- [Your task]: Give the data below again exactly as written, without its pictures.

Source code of charts
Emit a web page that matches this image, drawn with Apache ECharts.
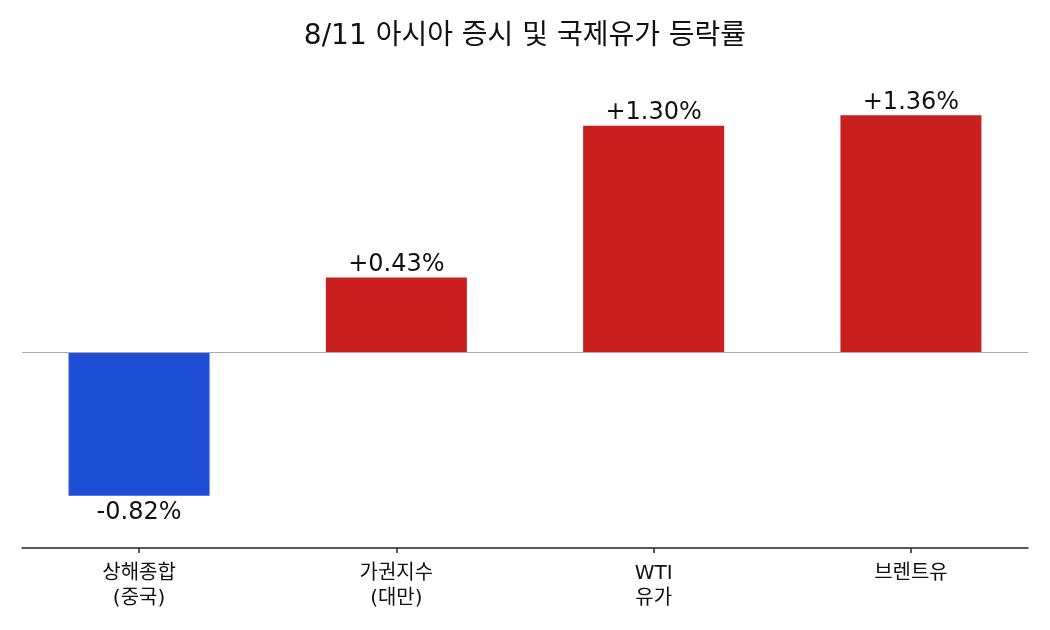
<!DOCTYPE html>
<html>
<head>
<meta charset="utf-8">
<script src="https://cdn.jsdelivr.net/npm/echarts@6/dist/echarts.min.js"></script>
<style>html,body{margin:0;padding:0;background:#fff}#c{width:1050px;height:630px}</style>
</head>
<body>
<div id="c"></div>
<script>
const categories = ['상해종합\n(중국)', '가권지수\n(대만)', 'WTI\n유가', '브렌트유'];
const values = [-0.82, 0.43, 1.30, 1.36];
const positions = [0, 1, 2, 3];
const titleText = '8/11 아시아 증시 및 국제유가 등락률';

const FONT = '"Noto Sans CJK KR", "Noto Sans", sans-serif';
const NUMFONT = '"DejaVu Sans", "Noto Sans CJK KR", sans-serif';
const chart = echarts.init(document.getElementById('c'));
chart.setOption({
  backgroundColor: '#ffffff',
  animation: false,
  title: {
    text: titleText, left: 'center', top: 18,
    textStyle: {fontFamily: NUMFONT, fontSize: 28, fontWeight: 'normal', color: '#111'}
  },
  grid: {left: 22, right: 22, top: 63, bottom: 82},
  xAxis: {
    type: 'value', min: -0.455, max: 3.455,
    splitLine: {show: false},
    axisLine: {show: true, onZero: false, lineStyle: {color: '#222', width: 1.5}},
    axisTick: {show: true, customValues: positions, length: 5, lineStyle: {color: '#222', width: 1.5}},
    axisLabel: {
      customValues: positions, color: '#111', fontFamily: NUMFONT, fontSize: 20, lineHeight: 25, margin: 13,
      formatter: v => categories[Math.round(v)]
    }
  },
  yAxis: {
    type: 'value', min: -1.12, max: 1.66, show: false, splitLine: {show: false}
  },
  series: [{
    type: 'bar',
    barWidth: 141,
    data: values.map((v, i) => ({
      value: [positions[i], v],
      itemStyle: {color: v < 0 ? '#1f4fd6' : '#c91f1f'},
      label: {position: v < 0 ? 'bottom' : 'top', distance: v < 0 ? 5 : 1}
    })),
    label: {
      show: true, color: '#111', fontFamily: NUMFONT, fontSize: 24,
      formatter: p => (p.value[1] > 0 ? '+' : '') + p.value[1].toFixed(2) + '%'
    },
    markLine: {
      silent: true, symbol: 'none', label: {show: false},
      lineStyle: {color: '#aaaaaa', width: 1.2, type: 'solid'},
      data: [{yAxis: 0}]
    }
  }]
});
</script>
</body>
</html>
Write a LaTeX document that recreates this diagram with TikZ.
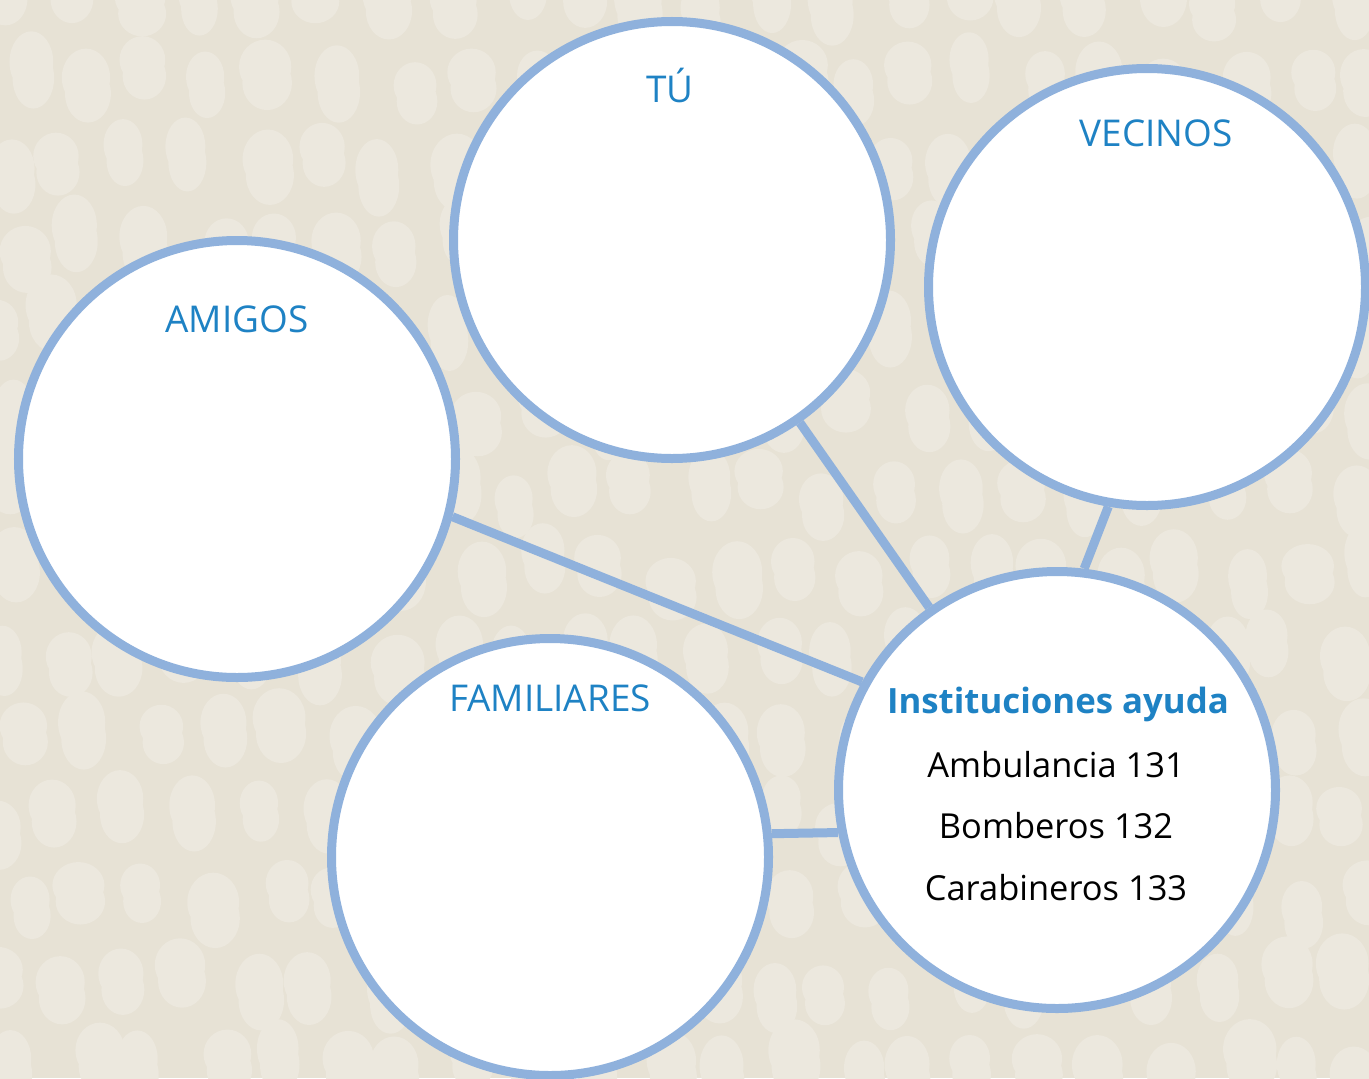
\documentclass[tikz,border=0pt]{standalone}
\usepackage{fontspec}
\setmainfont{Open Sans}
\usetikzlibrary{calc}

\definecolor{ringblue}{HTML}{8FB1DC}
\definecolor{textblue}{HTML}{1E82C4}
\definecolor{paper}{HTML}{E7E2D5}
\definecolor{blobcol}{HTML}{ECE8DE}

\begin{document}
\begin{tikzpicture}[x=0.2mm,y=-0.2mm,
  bubble/.style={circle,draw=ringblue,line width=1.8mm,fill=white,minimum size=87.4mm,inner sep=0pt},
  link/.style={draw=ringblue,line width=1.8mm},
  lbl/.style={text=textblue,font=\fontsize{21}{25}\selectfont,anchor=base,inner sep=0pt},
  phone/.style={font=\fontsize{19.6}{24}\selectfont,anchor=base,inner sep=0pt}]
\useasboundingbox (0,0) rectangle (1369,1078);
\clip (0,0) rectangle (1369,1078);
\fill[paper] (0,0) rectangle (1369,1078);

% paper texture
\pgfmathsetseed{42}
\foreach \i in {0,...,21}
  \foreach \j in {0,...,13}{
    \pgfmathsetmacro\bx{\i*64+mod(\j,2)*22+rand*14}
    \pgfmathsetmacro\by{\j*82+rand*16}
    \pgfmathsetmacro\rx{23+rand*4}
    \pgfmathsetmacro\ry{33+rand*6}
    \fill[blobcol] (\bx,\by-8) ellipse [x radius=\rx, y radius=\ry*0.8]
                   (\bx+2,\by+8) ellipse [x radius=\rx*0.95, y radius=\ry*0.8];
  }

% bubbles
\node[bubble] (tu) at (672,240) {};
\node[bubble] (vecinos) at (1147,287) {};
\node[bubble] (amigos) at (237,459) {};
\node[bubble] (familiares) at (550,857) {};
\node[bubble] (inst) at (1057,790) {};

% links
\draw[link] (tu) -- (inst);
\draw[link] (amigos.-15) -- (inst.151);
\draw[link] (vecinos.-100) -- (inst.83);
\draw[link] (familiares.6) -- (inst.191.6);

% labels
\node[lbl] (tulbl) at (670,102) {TÚ};
\node[lbl] (veclbl) at (1156,146) {VECINOS};
\node[lbl] (amilbl) at (237,332) {AMIGOS};
\node[lbl] (famlbl) at (550,711) {FAMILIARES};
\node[lbl,font=\fontsize{19.8}{24}\selectfont\bfseries] (instlbl) at (1058,713) {Instituciones ayuda};
\node[phone] (amb) at (1056,777) {Ambulancia 131};
\node[phone] (bom) at (1056,838) {Bomberos 132};
\node[phone] (cara) at (1056,900) {Carabineros 133};
\end{tikzpicture}
\end{document}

- [Expected output]:
Emit a web page that matches this image, drawn with Apache ECharts.
<!DOCTYPE html>
<html>
<head>
<meta charset="utf-8">
<script src="https://cdn.jsdelivr.net/npm/echarts@6/dist/echarts.min.js"></script>
<style>html,body{margin:0;padding:0;background:#fff}#c{width:1050px;height:630px}</style>
</head>
<body>
<div id="c"></div>
<script>
const categories = ['상해종합\n(중국)', '가권지수\n(대만)', 'WTI\n유가', '브렌트유'];
const values = [-0.82, 0.43, 1.30, 1.36];
const positions = [0, 1, 2, 3];
const titleText = '8/11 아시아 증시 및 국제유가 등락률';

const FONT = '"Noto Sans CJK KR", "Noto Sans", sans-serif';
const NUMFONT = '"DejaVu Sans", "Noto Sans CJK KR", sans-serif';
const chart = echarts.init(document.getElementById('c'));
chart.setOption({
  backgroundColor: '#ffffff',
  animation: false,
  title: {
    text: titleText, left: 'center', top: 18,
    textStyle: {fontFamily: NUMFONT, fontSize: 28, fontWeight: 'normal', color: '#111'}
  },
  grid: {left: 22, right: 22, top: 63, bottom: 82},
  xAxis: {
    type: 'value', min: -0.455, max: 3.455,
    splitLine: {show: false},
    axisLine: {show: true, onZero: false, lineStyle: {color: '#222', width: 1.5}},
    axisTick: {show: true, customValues: positions, length: 5, lineStyle: {color: '#222', width: 1.5}},
    axisLabel: {
      customValues: positions, color: '#111', fontFamily: NUMFONT, fontSize: 20, lineHeight: 25, margin: 13,
      formatter: v => categories[Math.round(v)]
    }
  },
  yAxis: {
    type: 'value', min: -1.12, max: 1.66, show: false, splitLine: {show: false}
  },
  series: [{
    type: 'bar',
    barWidth: 141,
    data: values.map((v, i) => ({
      value: [positions[i], v],
      itemStyle: {color: v < 0 ? '#1f4fd6' : '#c91f1f'},
      label: {position: v < 0 ? 'bottom' : 'top', distance: v < 0 ? 5 : 1}
    })),
    label: {
      show: true, color: '#111', fontFamily: NUMFONT, fontSize: 24,
      formatter: p => (p.value[1] > 0 ? '+' : '') + p.value[1].toFixed(2) + '%'
    },
    markLine: {
      silent: true, symbol: 'none', label: {show: false},
      lineStyle: {color: '#aaaaaa', width: 1.2, type: 'solid'},
      data: [{yAxis: 0}]
    }
  }]
});
</script>
</body>
</html>
Write a LaTeX document that recreates this diagram with TikZ.
\documentclass[tikz,border=0pt]{standalone}
\usepackage{fontspec}
\setmainfont{Open Sans}
\usetikzlibrary{calc}

\definecolor{ringblue}{HTML}{8FB1DC}
\definecolor{textblue}{HTML}{1E82C4}
\definecolor{paper}{HTML}{E7E2D5}
\definecolor{blobcol}{HTML}{ECE8DE}

\begin{document}
\begin{tikzpicture}[x=0.2mm,y=-0.2mm,
  bubble/.style={circle,draw=ringblue,line width=1.8mm,fill=white,minimum size=87.4mm,inner sep=0pt},
  link/.style={draw=ringblue,line width=1.8mm},
  lbl/.style={text=textblue,font=\fontsize{21}{25}\selectfont,anchor=base,inner sep=0pt},
  phone/.style={font=\fontsize{19.6}{24}\selectfont,anchor=base,inner sep=0pt}]
\useasboundingbox (0,0) rectangle (1369,1078);
\clip (0,0) rectangle (1369,1078);
\fill[paper] (0,0) rectangle (1369,1078);

% paper texture
\pgfmathsetseed{42}
\foreach \i in {0,...,21}
  \foreach \j in {0,...,13}{
    \pgfmathsetmacro\bx{\i*64+mod(\j,2)*22+rand*14}
    \pgfmathsetmacro\by{\j*82+rand*16}
    \pgfmathsetmacro\rx{23+rand*4}
    \pgfmathsetmacro\ry{33+rand*6}
    \fill[blobcol] (\bx,\by-8) ellipse [x radius=\rx, y radius=\ry*0.8]
                   (\bx+2,\by+8) ellipse [x radius=\rx*0.95, y radius=\ry*0.8];
  }

% bubbles
\node[bubble] (tu) at (672,240) {};
\node[bubble] (vecinos) at (1147,287) {};
\node[bubble] (amigos) at (237,459) {};
\node[bubble] (familiares) at (550,857) {};
\node[bubble] (inst) at (1057,790) {};

% links
\draw[link] (tu) -- (inst);
\draw[link] (amigos.-15) -- (inst.151);
\draw[link] (vecinos.-100) -- (inst.83);
\draw[link] (familiares.6) -- (inst.191.6);

% labels
\node[lbl] (tulbl) at (670,102) {TÚ};
\node[lbl] (veclbl) at (1156,146) {VECINOS};
\node[lbl] (amilbl) at (237,332) {AMIGOS};
\node[lbl] (famlbl) at (550,711) {FAMILIARES};
\node[lbl,font=\fontsize{19.8}{24}\selectfont\bfseries] (instlbl) at (1058,713) {Instituciones ayuda};
\node[phone] (amb) at (1056,777) {Ambulancia 131};
\node[phone] (bom) at (1056,838) {Bomberos 132};
\node[phone] (cara) at (1056,900) {Carabineros 133};
\end{tikzpicture}
\end{document}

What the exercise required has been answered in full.